*** Material

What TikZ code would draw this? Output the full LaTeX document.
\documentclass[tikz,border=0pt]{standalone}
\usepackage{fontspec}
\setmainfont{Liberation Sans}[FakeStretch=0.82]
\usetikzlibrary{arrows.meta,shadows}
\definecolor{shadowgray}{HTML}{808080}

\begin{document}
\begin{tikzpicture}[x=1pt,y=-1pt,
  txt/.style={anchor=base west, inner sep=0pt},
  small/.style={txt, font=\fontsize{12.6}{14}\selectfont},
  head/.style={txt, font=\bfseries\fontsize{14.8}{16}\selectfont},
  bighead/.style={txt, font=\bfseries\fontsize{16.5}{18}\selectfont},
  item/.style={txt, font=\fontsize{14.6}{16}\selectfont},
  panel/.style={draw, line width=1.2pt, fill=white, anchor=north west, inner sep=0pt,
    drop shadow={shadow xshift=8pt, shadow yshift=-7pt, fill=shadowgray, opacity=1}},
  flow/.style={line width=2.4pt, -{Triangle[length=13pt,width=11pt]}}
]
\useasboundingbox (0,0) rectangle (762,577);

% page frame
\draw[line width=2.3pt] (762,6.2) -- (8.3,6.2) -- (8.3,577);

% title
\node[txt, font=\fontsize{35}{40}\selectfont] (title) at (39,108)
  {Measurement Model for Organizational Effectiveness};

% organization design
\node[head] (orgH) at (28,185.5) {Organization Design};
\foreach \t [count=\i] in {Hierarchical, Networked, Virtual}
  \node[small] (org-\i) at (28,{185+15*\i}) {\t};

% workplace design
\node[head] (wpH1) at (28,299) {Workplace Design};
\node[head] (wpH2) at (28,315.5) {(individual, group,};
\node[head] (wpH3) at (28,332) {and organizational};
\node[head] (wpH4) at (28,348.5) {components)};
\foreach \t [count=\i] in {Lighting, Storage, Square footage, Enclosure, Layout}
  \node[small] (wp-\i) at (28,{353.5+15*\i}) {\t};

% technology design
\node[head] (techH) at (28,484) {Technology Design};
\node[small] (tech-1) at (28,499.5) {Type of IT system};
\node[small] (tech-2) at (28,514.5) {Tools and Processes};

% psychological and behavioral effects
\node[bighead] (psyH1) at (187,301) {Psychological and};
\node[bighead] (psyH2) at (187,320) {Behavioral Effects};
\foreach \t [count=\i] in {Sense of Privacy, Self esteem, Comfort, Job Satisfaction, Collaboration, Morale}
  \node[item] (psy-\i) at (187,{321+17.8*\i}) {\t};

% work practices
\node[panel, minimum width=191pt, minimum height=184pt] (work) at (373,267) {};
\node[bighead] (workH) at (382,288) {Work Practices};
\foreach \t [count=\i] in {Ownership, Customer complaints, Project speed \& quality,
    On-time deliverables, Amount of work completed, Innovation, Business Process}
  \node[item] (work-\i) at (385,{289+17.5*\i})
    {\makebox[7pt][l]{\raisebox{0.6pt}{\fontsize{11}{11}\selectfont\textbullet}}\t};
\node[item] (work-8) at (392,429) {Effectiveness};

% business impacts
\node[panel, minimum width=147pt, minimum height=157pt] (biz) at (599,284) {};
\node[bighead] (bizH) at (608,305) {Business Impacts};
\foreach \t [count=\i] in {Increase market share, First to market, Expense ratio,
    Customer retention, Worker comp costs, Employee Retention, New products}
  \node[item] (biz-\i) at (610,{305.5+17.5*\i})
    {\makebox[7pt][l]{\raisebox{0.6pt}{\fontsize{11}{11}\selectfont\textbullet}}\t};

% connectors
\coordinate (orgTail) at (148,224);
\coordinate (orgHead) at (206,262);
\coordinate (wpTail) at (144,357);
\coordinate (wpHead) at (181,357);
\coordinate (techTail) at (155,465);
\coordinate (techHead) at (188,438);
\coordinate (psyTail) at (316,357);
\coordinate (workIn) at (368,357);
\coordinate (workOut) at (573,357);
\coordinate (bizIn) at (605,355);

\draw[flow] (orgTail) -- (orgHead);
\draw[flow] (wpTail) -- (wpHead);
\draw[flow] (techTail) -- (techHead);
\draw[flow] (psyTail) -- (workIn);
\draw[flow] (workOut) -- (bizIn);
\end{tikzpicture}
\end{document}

******

* **Aim of the task**:
Return all the data exactly as given.

* **Answer**:
What TikZ code would draw this? Output the full LaTeX document.
\documentclass[tikz,border=0pt]{standalone}
\usepackage{fontspec}
\setmainfont{Liberation Sans}[FakeStretch=0.82]
\usetikzlibrary{arrows.meta,shadows}
\definecolor{shadowgray}{HTML}{808080}

\begin{document}
\begin{tikzpicture}[x=1pt,y=-1pt,
  txt/.style={anchor=base west, inner sep=0pt},
  small/.style={txt, font=\fontsize{12.6}{14}\selectfont},
  head/.style={txt, font=\bfseries\fontsize{14.8}{16}\selectfont},
  bighead/.style={txt, font=\bfseries\fontsize{16.5}{18}\selectfont},
  item/.style={txt, font=\fontsize{14.6}{16}\selectfont},
  panel/.style={draw, line width=1.2pt, fill=white, anchor=north west, inner sep=0pt,
    drop shadow={shadow xshift=8pt, shadow yshift=-7pt, fill=shadowgray, opacity=1}},
  flow/.style={line width=2.4pt, -{Triangle[length=13pt,width=11pt]}}
]
\useasboundingbox (0,0) rectangle (762,577);

% page frame
\draw[line width=2.3pt] (762,6.2) -- (8.3,6.2) -- (8.3,577);

% title
\node[txt, font=\fontsize{35}{40}\selectfont] (title) at (39,108)
  {Measurement Model for Organizational Effectiveness};

% organization design
\node[head] (orgH) at (28,185.5) {Organization Design};
\foreach \t [count=\i] in {Hierarchical, Networked, Virtual}
  \node[small] (org-\i) at (28,{185+15*\i}) {\t};

% workplace design
\node[head] (wpH1) at (28,299) {Workplace Design};
\node[head] (wpH2) at (28,315.5) {(individual, group,};
\node[head] (wpH3) at (28,332) {and organizational};
\node[head] (wpH4) at (28,348.5) {components)};
\foreach \t [count=\i] in {Lighting, Storage, Square footage, Enclosure, Layout}
  \node[small] (wp-\i) at (28,{353.5+15*\i}) {\t};

% technology design
\node[head] (techH) at (28,484) {Technology Design};
\node[small] (tech-1) at (28,499.5) {Type of IT system};
\node[small] (tech-2) at (28,514.5) {Tools and Processes};

% psychological and behavioral effects
\node[bighead] (psyH1) at (187,301) {Psychological and};
\node[bighead] (psyH2) at (187,320) {Behavioral Effects};
\foreach \t [count=\i] in {Sense of Privacy, Self esteem, Comfort, Job Satisfaction, Collaboration, Morale}
  \node[item] (psy-\i) at (187,{321+17.8*\i}) {\t};

% work practices
\node[panel, minimum width=191pt, minimum height=184pt] (work) at (373,267) {};
\node[bighead] (workH) at (382,288) {Work Practices};
\foreach \t [count=\i] in {Ownership, Customer complaints, Project speed \& quality,
    On-time deliverables, Amount of work completed, Innovation, Business Process}
  \node[item] (work-\i) at (385,{289+17.5*\i})
    {\makebox[7pt][l]{\raisebox{0.6pt}{\fontsize{11}{11}\selectfont\textbullet}}\t};
\node[item] (work-8) at (392,429) {Effectiveness};

% business impacts
\node[panel, minimum width=147pt, minimum height=157pt] (biz) at (599,284) {};
\node[bighead] (bizH) at (608,305) {Business Impacts};
\foreach \t [count=\i] in {Increase market share, First to market, Expense ratio,
    Customer retention, Worker comp costs, Employee Retention, New products}
  \node[item] (biz-\i) at (610,{305.5+17.5*\i})
    {\makebox[7pt][l]{\raisebox{0.6pt}{\fontsize{11}{11}\selectfont\textbullet}}\t};

% connectors
\coordinate (orgTail) at (148,224);
\coordinate (orgHead) at (206,262);
\coordinate (wpTail) at (144,357);
\coordinate (wpHead) at (181,357);
\coordinate (techTail) at (155,465);
\coordinate (techHead) at (188,438);
\coordinate (psyTail) at (316,357);
\coordinate (workIn) at (368,357);
\coordinate (workOut) at (573,357);
\coordinate (bizIn) at (605,355);

\draw[flow] (orgTail) -- (orgHead);
\draw[flow] (wpTail) -- (wpHead);
\draw[flow] (techTail) -- (techHead);
\draw[flow] (psyTail) -- (workIn);
\draw[flow] (workOut) -- (bizIn);
\end{tikzpicture}
\end{document}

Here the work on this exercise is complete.